**SUPPLIED ENTRIES**.

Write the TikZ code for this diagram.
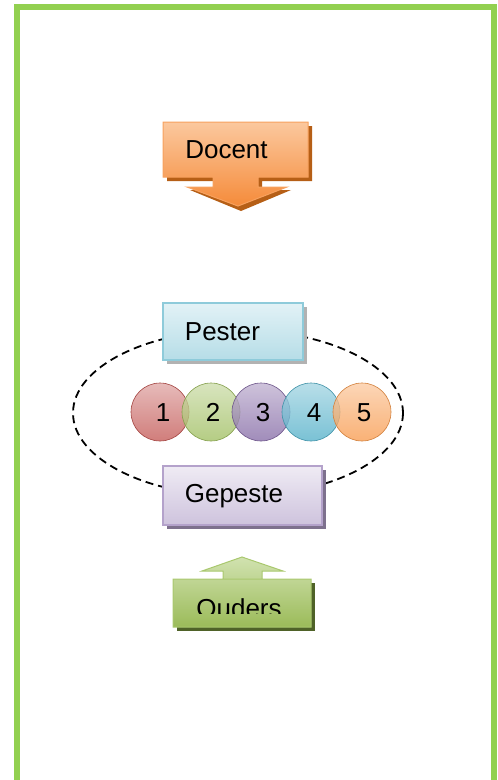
* * *
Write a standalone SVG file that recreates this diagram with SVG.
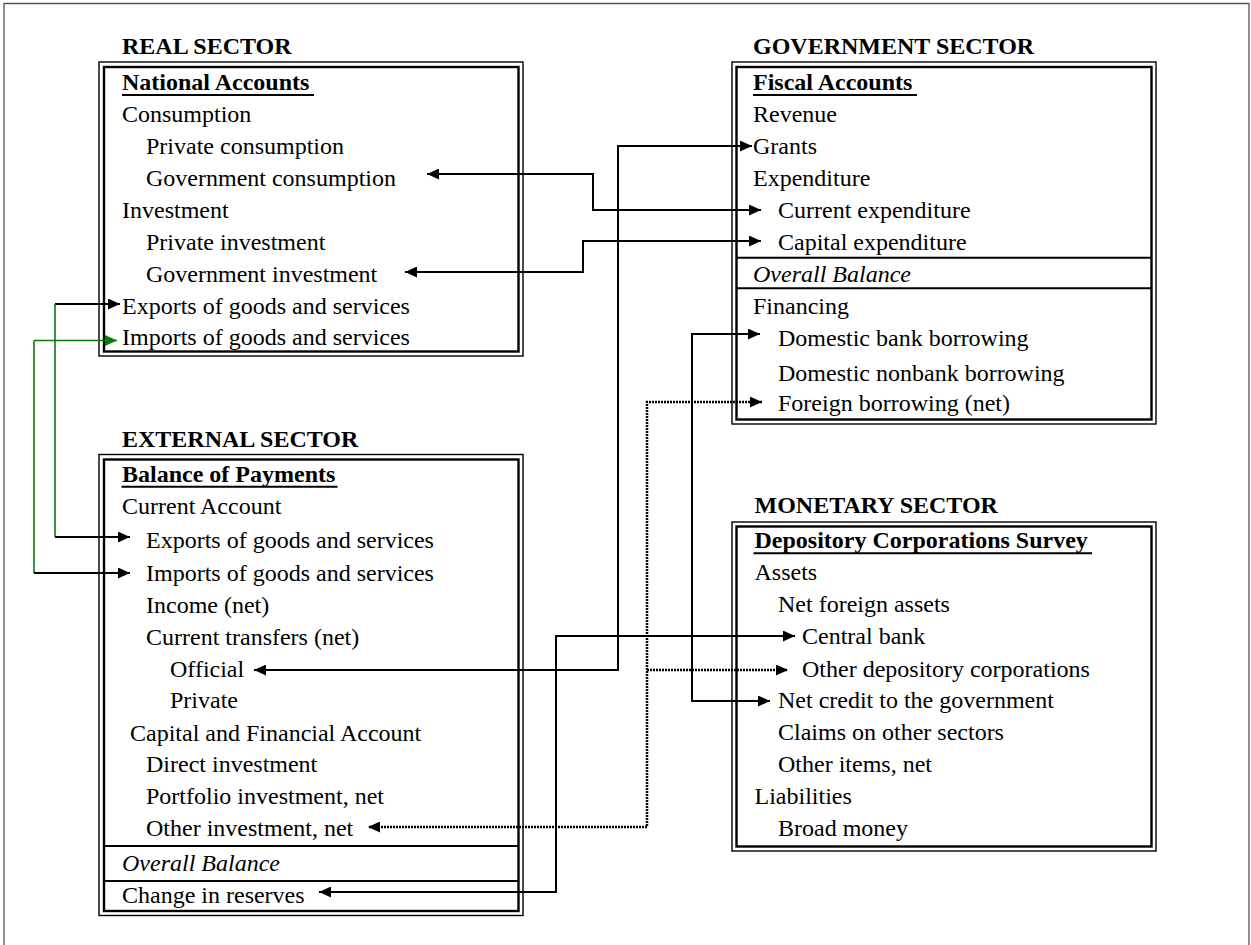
* * *
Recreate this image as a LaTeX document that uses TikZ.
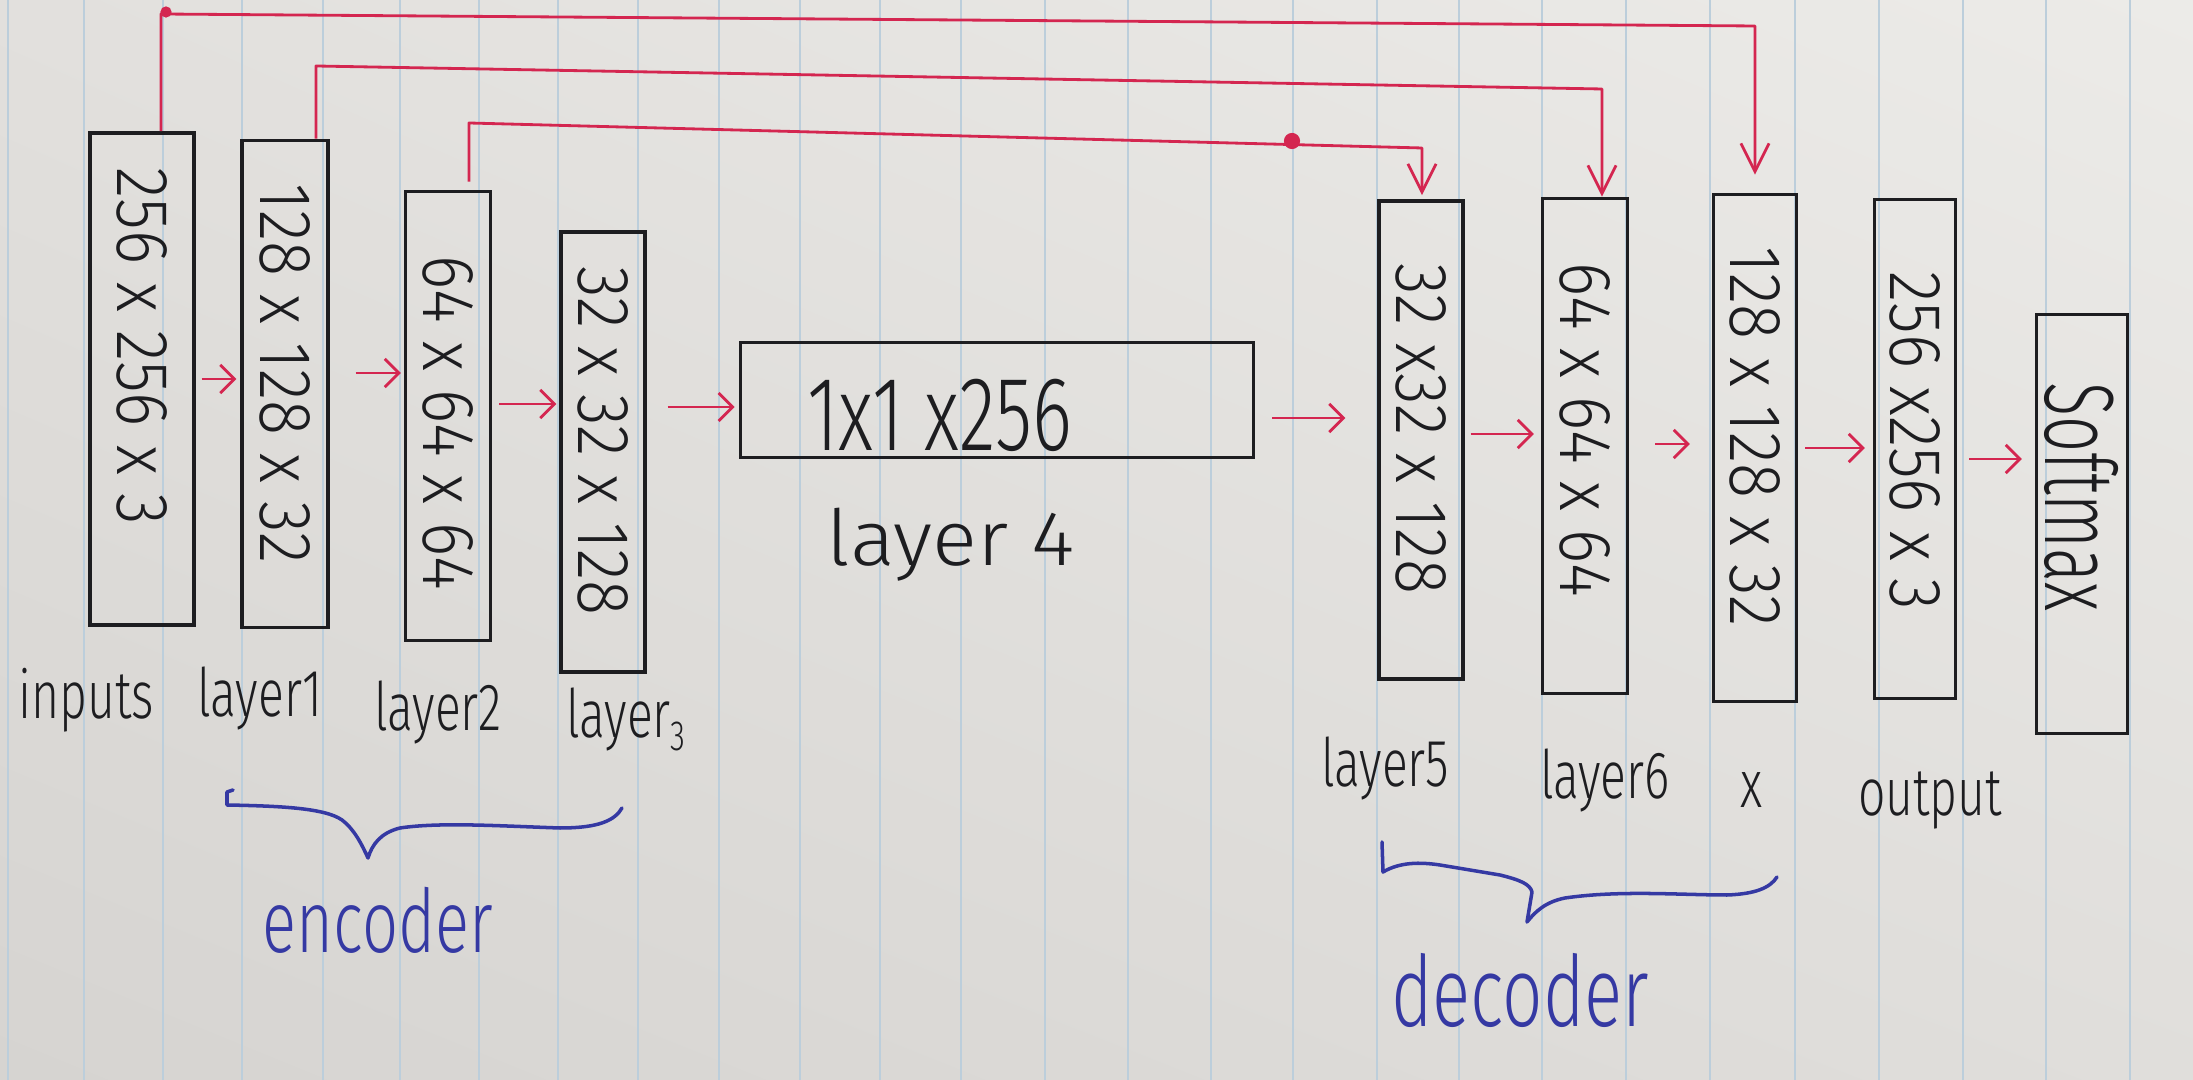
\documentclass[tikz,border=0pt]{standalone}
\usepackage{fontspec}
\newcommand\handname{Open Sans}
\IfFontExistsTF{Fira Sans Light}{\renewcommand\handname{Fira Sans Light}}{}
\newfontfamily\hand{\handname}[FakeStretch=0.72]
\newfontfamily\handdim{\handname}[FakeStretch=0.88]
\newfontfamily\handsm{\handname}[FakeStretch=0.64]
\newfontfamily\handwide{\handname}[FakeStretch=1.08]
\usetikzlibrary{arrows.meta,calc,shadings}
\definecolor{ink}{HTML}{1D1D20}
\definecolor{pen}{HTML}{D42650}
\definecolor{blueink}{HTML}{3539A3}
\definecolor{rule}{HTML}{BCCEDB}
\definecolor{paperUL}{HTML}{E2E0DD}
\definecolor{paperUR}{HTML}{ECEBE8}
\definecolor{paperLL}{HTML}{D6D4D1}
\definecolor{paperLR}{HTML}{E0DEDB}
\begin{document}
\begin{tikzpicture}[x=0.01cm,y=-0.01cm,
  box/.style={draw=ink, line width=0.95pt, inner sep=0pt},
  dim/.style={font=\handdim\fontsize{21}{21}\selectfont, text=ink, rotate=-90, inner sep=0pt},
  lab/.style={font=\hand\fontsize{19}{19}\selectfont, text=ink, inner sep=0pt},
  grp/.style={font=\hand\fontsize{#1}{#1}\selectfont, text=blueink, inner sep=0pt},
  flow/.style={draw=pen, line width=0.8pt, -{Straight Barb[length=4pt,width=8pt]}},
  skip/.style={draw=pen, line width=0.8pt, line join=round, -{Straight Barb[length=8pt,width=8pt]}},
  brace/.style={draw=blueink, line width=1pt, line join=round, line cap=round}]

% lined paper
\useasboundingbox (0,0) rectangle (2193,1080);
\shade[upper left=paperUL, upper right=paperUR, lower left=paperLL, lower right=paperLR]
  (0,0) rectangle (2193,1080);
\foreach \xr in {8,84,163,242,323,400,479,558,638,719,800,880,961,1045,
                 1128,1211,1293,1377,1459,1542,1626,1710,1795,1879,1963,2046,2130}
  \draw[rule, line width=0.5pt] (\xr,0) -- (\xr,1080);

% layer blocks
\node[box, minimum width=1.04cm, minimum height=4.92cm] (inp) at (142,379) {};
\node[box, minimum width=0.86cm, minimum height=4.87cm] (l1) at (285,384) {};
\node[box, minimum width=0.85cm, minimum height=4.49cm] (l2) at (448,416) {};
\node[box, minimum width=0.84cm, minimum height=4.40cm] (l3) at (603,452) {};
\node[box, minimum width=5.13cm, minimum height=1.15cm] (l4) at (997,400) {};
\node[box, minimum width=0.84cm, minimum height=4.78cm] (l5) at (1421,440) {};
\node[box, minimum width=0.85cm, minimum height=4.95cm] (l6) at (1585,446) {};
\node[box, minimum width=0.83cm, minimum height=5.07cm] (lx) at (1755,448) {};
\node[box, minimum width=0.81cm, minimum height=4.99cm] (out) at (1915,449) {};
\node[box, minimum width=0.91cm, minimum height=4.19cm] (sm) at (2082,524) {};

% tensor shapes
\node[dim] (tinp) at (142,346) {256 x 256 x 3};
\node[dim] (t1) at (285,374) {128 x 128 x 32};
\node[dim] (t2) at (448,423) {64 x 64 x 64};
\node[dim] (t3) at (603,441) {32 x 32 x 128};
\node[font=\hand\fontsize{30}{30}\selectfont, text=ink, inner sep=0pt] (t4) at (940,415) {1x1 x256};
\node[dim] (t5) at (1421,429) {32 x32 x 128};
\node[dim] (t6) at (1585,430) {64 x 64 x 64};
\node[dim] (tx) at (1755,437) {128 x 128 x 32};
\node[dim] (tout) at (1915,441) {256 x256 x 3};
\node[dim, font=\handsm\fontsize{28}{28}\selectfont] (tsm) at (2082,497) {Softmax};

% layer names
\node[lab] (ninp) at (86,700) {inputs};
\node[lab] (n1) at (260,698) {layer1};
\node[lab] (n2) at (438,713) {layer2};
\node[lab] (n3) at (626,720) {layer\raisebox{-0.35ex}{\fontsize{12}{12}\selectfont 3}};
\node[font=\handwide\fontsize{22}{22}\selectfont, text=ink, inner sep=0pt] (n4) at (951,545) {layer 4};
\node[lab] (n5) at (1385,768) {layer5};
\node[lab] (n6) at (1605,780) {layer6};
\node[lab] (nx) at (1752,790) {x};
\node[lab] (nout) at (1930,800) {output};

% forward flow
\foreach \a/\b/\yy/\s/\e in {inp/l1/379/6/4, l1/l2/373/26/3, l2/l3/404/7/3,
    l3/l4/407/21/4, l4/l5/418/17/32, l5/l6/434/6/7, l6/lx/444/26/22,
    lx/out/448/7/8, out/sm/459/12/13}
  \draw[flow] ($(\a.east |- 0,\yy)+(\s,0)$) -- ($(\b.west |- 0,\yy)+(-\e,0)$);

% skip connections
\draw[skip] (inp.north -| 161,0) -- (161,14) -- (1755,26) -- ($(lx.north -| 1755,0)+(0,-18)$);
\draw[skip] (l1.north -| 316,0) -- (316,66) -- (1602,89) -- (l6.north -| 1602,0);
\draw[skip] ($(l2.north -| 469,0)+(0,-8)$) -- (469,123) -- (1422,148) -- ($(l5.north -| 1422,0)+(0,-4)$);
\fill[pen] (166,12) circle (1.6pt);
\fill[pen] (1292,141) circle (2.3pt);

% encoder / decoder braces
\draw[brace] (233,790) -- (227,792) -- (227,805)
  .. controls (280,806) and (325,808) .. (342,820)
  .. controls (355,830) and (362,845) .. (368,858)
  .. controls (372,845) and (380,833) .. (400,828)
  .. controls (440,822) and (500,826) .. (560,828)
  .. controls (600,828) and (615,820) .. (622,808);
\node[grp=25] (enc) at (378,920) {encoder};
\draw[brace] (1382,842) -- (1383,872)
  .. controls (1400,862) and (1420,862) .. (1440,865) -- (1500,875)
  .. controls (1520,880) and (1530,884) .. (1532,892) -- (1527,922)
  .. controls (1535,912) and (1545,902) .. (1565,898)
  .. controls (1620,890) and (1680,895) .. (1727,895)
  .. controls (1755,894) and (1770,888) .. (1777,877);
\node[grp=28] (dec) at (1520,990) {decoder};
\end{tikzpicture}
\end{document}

**TASK DETAILS**.
Repeat exactly, and only, the lines from the one containing "Recreate this image" through the one containing "(\xr,0) -- (\xr,1080);", both included, without the pictures.

**FINISHED ANSWER**.
Recreate this image as a LaTeX document that uses TikZ.
\documentclass[tikz,border=0pt]{standalone}
\usepackage{fontspec}
\newcommand\handname{Open Sans}
\IfFontExistsTF{Fira Sans Light}{\renewcommand\handname{Fira Sans Light}}{}
\newfontfamily\hand{\handname}[FakeStretch=0.72]
\newfontfamily\handdim{\handname}[FakeStretch=0.88]
\newfontfamily\handsm{\handname}[FakeStretch=0.64]
\newfontfamily\handwide{\handname}[FakeStretch=1.08]
\usetikzlibrary{arrows.meta,calc,shadings}
\definecolor{ink}{HTML}{1D1D20}
\definecolor{pen}{HTML}{D42650}
\definecolor{blueink}{HTML}{3539A3}
\definecolor{rule}{HTML}{BCCEDB}
\definecolor{paperUL}{HTML}{E2E0DD}
\definecolor{paperUR}{HTML}{ECEBE8}
\definecolor{paperLL}{HTML}{D6D4D1}
\definecolor{paperLR}{HTML}{E0DEDB}
\begin{document}
\begin{tikzpicture}[x=0.01cm,y=-0.01cm,
  box/.style={draw=ink, line width=0.95pt, inner sep=0pt},
  dim/.style={font=\handdim\fontsize{21}{21}\selectfont, text=ink, rotate=-90, inner sep=0pt},
  lab/.style={font=\hand\fontsize{19}{19}\selectfont, text=ink, inner sep=0pt},
  grp/.style={font=\hand\fontsize{#1}{#1}\selectfont, text=blueink, inner sep=0pt},
  flow/.style={draw=pen, line width=0.8pt, -{Straight Barb[length=4pt,width=8pt]}},
  skip/.style={draw=pen, line width=0.8pt, line join=round, -{Straight Barb[length=8pt,width=8pt]}},
  brace/.style={draw=blueink, line width=1pt, line join=round, line cap=round}]

% lined paper
\useasboundingbox (0,0) rectangle (2193,1080);
\shade[upper left=paperUL, upper right=paperUR, lower left=paperLL, lower right=paperLR]
  (0,0) rectangle (2193,1080);
\foreach \xr in {8,84,163,242,323,400,479,558,638,719,800,880,961,1045,
                 1128,1211,1293,1377,1459,1542,1626,1710,1795,1879,1963,2046,2130}
  \draw[rule, line width=0.5pt] (\xr,0) -- (\xr,1080);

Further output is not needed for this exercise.